How can we discern whether the covariance operator of a stochastic process is of reduced rank, and if so, what its precise rank is? And how can we do so at a given level of confidence? This question is central to a great deal of methods for functional data, which require low-dimensional representations whether by functional PCA or other methods. The difficulty is that the determination is to be made on the basis of i.i.d. replications of the process observed discretely and with measurement error contamination. This adds a ridge to the empirical covariance, obfuscating the underlying dimension.

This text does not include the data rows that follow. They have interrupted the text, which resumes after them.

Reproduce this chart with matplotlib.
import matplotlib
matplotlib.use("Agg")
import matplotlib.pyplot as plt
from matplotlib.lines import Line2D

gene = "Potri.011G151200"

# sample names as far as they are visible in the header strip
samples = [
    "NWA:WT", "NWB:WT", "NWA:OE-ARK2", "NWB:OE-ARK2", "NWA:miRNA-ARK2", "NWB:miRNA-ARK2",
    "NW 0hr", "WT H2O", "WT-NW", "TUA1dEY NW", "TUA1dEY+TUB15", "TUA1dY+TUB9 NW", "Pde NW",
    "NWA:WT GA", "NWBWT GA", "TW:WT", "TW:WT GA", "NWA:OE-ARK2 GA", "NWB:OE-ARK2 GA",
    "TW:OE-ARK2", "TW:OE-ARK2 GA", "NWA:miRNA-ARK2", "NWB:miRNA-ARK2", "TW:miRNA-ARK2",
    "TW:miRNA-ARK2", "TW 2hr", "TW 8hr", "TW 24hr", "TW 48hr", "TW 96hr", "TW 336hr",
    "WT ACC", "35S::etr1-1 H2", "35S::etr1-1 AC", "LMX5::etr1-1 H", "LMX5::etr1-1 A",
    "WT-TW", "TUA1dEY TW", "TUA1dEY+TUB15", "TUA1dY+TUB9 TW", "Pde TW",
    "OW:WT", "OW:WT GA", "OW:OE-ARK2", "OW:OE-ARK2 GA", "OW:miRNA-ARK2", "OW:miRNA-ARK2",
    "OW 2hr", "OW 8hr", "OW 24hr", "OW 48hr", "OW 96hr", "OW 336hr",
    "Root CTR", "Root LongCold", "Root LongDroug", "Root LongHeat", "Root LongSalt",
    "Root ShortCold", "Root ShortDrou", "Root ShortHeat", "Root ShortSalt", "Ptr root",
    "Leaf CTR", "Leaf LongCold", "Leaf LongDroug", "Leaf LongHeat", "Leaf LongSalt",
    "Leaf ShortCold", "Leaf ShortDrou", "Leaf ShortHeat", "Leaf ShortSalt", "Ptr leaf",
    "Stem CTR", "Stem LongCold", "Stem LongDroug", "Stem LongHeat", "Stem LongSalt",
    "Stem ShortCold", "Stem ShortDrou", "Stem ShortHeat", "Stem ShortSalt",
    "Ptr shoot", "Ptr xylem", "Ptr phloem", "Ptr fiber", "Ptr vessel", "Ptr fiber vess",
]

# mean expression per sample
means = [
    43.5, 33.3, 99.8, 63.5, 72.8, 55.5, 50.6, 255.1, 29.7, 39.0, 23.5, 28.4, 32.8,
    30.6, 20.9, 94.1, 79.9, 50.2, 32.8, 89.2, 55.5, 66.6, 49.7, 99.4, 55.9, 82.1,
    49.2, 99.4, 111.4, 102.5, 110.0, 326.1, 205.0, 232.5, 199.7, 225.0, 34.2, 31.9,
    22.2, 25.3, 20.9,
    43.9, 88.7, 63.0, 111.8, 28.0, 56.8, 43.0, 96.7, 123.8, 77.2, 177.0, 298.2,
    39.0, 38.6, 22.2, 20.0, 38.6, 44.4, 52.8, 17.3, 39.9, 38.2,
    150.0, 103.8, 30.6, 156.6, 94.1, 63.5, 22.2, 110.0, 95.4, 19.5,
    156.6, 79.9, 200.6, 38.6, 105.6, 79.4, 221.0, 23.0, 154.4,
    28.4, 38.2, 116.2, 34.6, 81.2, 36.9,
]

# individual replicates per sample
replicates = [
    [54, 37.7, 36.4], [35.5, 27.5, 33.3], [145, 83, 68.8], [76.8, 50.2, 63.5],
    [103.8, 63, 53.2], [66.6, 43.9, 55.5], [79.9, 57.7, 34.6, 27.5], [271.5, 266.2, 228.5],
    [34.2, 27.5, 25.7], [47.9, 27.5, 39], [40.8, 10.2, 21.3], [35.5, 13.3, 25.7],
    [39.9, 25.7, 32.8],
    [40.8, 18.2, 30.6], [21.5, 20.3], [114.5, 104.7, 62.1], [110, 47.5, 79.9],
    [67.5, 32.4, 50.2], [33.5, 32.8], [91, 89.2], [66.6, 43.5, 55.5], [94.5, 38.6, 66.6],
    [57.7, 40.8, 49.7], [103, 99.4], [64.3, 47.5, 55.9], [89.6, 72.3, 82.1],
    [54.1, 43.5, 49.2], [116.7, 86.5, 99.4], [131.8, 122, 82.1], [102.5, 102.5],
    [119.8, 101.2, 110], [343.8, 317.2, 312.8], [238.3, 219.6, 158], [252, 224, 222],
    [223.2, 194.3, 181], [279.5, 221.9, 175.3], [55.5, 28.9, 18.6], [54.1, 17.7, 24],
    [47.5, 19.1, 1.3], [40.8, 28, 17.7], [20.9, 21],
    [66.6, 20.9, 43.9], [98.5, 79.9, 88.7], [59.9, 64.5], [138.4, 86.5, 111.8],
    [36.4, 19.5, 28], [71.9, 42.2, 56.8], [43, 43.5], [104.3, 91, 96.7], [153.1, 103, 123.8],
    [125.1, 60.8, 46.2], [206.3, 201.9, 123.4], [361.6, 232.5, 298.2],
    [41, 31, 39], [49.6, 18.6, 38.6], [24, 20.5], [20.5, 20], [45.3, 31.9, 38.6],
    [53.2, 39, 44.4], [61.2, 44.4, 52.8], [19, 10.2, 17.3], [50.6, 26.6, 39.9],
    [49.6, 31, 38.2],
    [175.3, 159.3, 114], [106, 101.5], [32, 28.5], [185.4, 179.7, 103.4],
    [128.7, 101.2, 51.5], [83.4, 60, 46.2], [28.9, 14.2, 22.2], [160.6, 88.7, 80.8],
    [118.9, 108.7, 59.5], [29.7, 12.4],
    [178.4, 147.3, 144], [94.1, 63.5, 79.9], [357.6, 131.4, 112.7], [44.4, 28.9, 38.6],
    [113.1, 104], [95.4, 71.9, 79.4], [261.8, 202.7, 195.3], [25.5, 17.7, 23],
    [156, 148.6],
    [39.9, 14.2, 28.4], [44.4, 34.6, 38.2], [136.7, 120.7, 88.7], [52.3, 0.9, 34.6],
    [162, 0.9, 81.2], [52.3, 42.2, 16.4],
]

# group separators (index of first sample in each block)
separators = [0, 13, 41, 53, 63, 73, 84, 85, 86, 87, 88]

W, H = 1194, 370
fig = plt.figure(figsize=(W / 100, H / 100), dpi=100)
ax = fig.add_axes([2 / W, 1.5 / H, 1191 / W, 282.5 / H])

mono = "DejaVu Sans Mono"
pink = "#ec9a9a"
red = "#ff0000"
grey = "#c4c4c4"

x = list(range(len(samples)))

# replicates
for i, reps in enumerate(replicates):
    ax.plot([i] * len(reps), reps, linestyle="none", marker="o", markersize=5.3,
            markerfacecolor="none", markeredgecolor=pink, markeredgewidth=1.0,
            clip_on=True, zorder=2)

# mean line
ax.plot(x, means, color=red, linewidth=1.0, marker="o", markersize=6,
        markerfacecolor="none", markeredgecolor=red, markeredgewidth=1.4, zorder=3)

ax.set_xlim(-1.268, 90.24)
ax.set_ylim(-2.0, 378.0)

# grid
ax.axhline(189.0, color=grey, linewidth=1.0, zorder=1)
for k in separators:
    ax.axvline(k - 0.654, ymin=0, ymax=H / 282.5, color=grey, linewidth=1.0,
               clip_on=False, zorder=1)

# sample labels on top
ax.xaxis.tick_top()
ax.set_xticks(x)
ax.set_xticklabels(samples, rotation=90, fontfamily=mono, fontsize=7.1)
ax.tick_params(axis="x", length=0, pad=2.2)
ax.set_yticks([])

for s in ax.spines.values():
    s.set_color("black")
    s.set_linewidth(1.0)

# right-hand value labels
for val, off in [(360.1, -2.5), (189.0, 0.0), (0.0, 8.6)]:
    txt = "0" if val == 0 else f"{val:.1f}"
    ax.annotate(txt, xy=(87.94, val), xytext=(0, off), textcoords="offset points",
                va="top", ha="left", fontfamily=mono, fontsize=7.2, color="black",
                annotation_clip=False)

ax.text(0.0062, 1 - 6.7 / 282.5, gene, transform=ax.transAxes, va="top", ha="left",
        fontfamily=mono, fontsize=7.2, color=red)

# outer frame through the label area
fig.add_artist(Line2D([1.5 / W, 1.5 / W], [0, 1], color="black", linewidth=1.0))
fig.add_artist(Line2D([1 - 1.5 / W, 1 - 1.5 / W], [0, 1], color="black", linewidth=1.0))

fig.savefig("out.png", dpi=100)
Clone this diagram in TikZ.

We build a matrix-completion inspired test statistic that circumvents this issue by measuring the best possible least square fit of the empirical covariance’s off-diagonal elements, optimised over covariances of given finite rank. For a fixed grid of sufficiently large size, we determine the statistic’s asymptotic null distribution as the number of replications grows. We then use it to construct a bootstrap implementation of a stepwise testing procedure controlling the familywise error rate corresponding to the collection of hypotheses formalising the question at hand. Under minimal regularity assumptions, we prove that the procedure is consistent and that its bootstrap implementation is valid. The procedure circumvents smoothing and associated smoothing parameters, is indifferent to measurement error heteroskedasticity, and does not assume a low-noise regime. An extensive simulation study reveals an excellent practical performance, stably across a wide range of settings and the procedure is further illustrated by means of two data analyses.